◆ Records provided
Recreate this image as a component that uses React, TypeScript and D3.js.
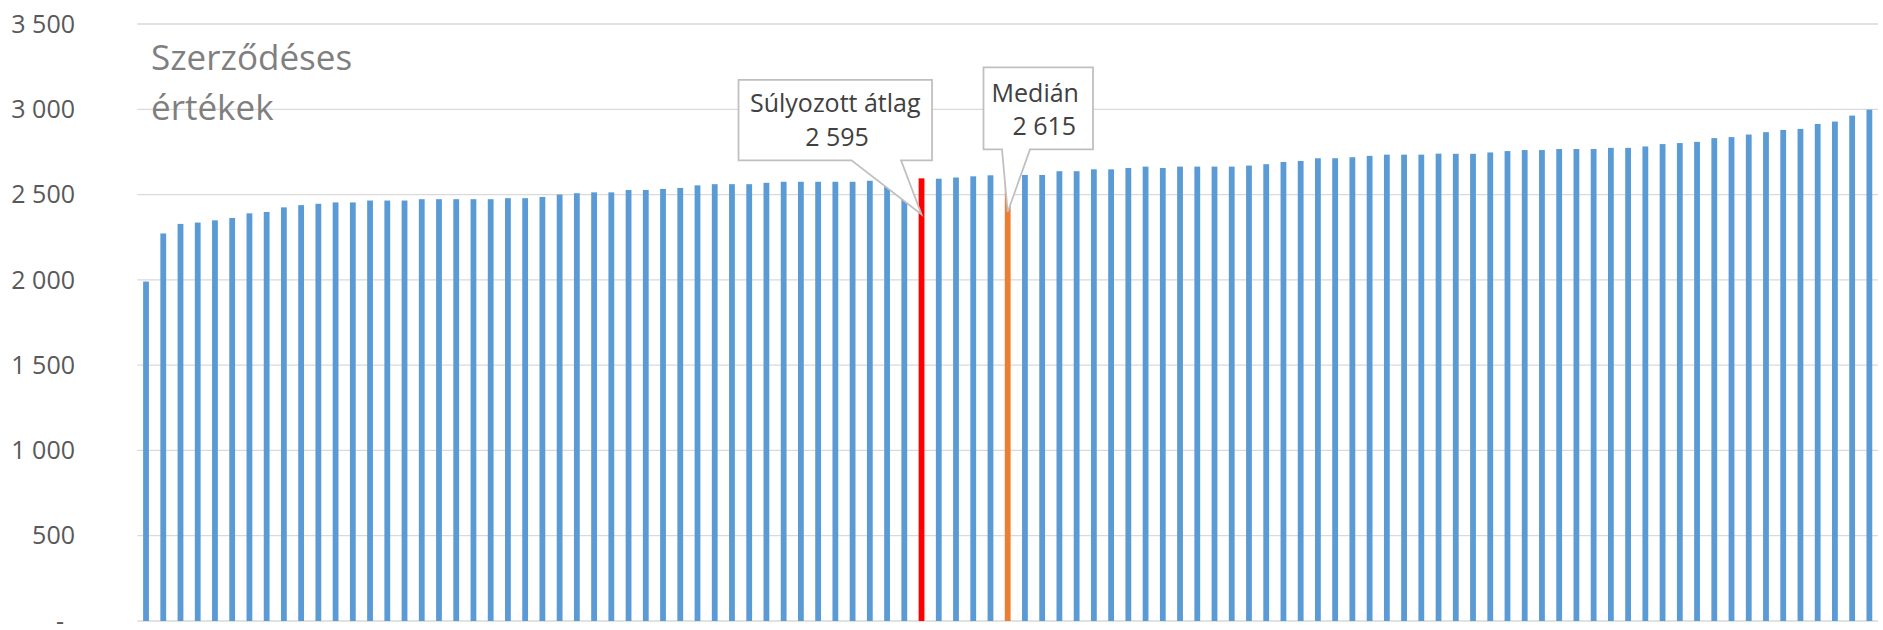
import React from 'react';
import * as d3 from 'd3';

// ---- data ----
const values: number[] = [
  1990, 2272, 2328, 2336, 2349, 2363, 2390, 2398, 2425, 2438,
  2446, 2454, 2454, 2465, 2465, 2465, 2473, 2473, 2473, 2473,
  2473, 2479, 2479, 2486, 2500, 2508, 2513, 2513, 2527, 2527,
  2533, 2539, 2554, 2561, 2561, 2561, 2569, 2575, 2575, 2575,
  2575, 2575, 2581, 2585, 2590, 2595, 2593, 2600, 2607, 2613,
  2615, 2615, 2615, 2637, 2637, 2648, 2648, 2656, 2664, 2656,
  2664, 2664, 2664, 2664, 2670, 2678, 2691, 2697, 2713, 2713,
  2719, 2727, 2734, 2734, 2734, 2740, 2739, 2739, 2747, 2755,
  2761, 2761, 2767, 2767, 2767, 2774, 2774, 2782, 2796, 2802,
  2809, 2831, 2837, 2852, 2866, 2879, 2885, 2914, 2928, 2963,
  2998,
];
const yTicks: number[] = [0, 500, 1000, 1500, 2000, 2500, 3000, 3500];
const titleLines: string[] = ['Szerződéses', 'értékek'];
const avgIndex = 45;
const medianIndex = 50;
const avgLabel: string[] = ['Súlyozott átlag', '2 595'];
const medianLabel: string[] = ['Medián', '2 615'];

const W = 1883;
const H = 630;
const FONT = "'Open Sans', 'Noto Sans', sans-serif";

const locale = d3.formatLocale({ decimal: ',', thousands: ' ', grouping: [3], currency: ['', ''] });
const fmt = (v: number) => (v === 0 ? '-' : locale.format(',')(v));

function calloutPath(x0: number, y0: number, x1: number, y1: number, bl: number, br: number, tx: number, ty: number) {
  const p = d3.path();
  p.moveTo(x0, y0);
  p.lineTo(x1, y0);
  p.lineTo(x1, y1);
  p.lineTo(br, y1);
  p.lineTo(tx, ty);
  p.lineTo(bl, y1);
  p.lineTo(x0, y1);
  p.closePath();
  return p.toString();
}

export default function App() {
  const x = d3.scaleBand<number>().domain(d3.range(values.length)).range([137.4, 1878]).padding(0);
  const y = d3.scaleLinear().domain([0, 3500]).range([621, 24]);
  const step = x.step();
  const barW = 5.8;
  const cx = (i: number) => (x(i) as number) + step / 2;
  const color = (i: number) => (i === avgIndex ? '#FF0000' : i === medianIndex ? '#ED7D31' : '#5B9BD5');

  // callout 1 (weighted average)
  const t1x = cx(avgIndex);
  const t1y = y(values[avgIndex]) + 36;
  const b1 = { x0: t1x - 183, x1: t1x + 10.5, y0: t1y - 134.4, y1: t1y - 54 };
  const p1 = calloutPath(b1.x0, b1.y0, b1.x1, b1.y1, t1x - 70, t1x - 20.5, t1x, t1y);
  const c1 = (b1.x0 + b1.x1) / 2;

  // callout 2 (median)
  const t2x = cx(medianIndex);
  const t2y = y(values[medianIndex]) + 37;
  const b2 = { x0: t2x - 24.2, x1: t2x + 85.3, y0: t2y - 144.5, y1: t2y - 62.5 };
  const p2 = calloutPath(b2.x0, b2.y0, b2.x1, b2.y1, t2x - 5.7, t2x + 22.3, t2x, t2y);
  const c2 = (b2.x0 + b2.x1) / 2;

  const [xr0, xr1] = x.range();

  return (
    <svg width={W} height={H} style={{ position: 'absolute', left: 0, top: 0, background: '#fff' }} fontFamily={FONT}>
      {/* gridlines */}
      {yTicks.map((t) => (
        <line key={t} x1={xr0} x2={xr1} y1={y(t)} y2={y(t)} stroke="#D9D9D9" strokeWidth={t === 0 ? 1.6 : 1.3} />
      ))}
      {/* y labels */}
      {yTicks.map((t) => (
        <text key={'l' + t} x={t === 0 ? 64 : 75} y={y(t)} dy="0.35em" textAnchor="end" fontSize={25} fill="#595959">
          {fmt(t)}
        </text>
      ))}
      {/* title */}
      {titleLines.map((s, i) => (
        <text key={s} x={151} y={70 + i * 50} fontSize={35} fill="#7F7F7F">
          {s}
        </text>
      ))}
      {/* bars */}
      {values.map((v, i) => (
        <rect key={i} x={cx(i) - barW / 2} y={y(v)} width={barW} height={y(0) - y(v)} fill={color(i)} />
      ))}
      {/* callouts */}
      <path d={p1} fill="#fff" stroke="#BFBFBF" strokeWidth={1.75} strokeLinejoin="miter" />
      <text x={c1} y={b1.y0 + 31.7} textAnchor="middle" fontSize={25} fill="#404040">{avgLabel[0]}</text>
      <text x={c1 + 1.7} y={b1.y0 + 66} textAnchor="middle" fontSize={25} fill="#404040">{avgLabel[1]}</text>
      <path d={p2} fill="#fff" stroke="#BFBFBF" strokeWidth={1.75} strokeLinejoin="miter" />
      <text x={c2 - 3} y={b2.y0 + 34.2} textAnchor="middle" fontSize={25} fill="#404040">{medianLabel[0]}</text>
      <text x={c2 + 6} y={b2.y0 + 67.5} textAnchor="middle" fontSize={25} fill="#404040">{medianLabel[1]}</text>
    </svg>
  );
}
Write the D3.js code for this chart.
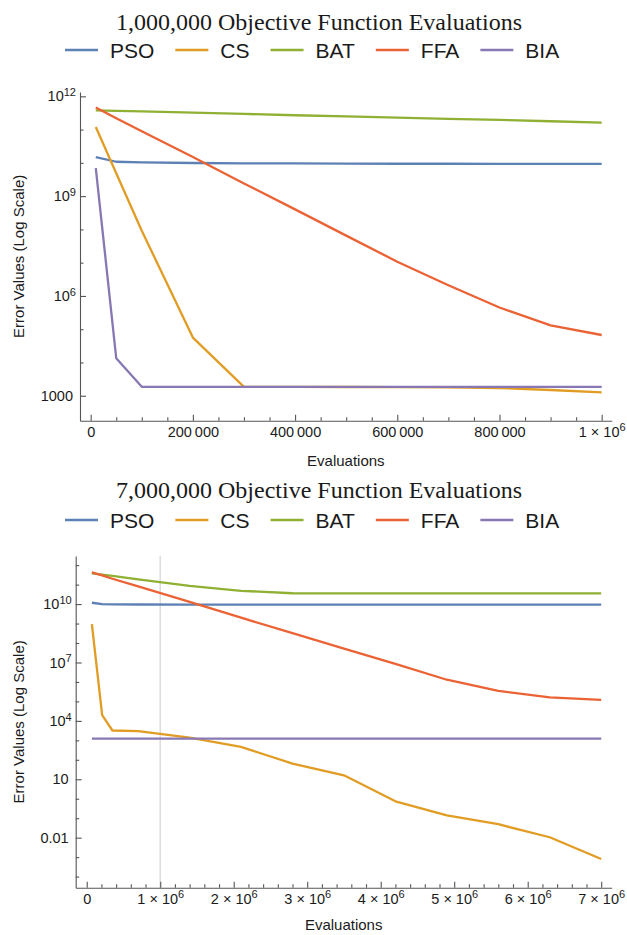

◆ Instruction
Copy every line of the records above that holds the word "this".

◆ Answer
Recreate this image as a component that uses React, TypeScript and D3.js.
Write the D3.js code for this chart.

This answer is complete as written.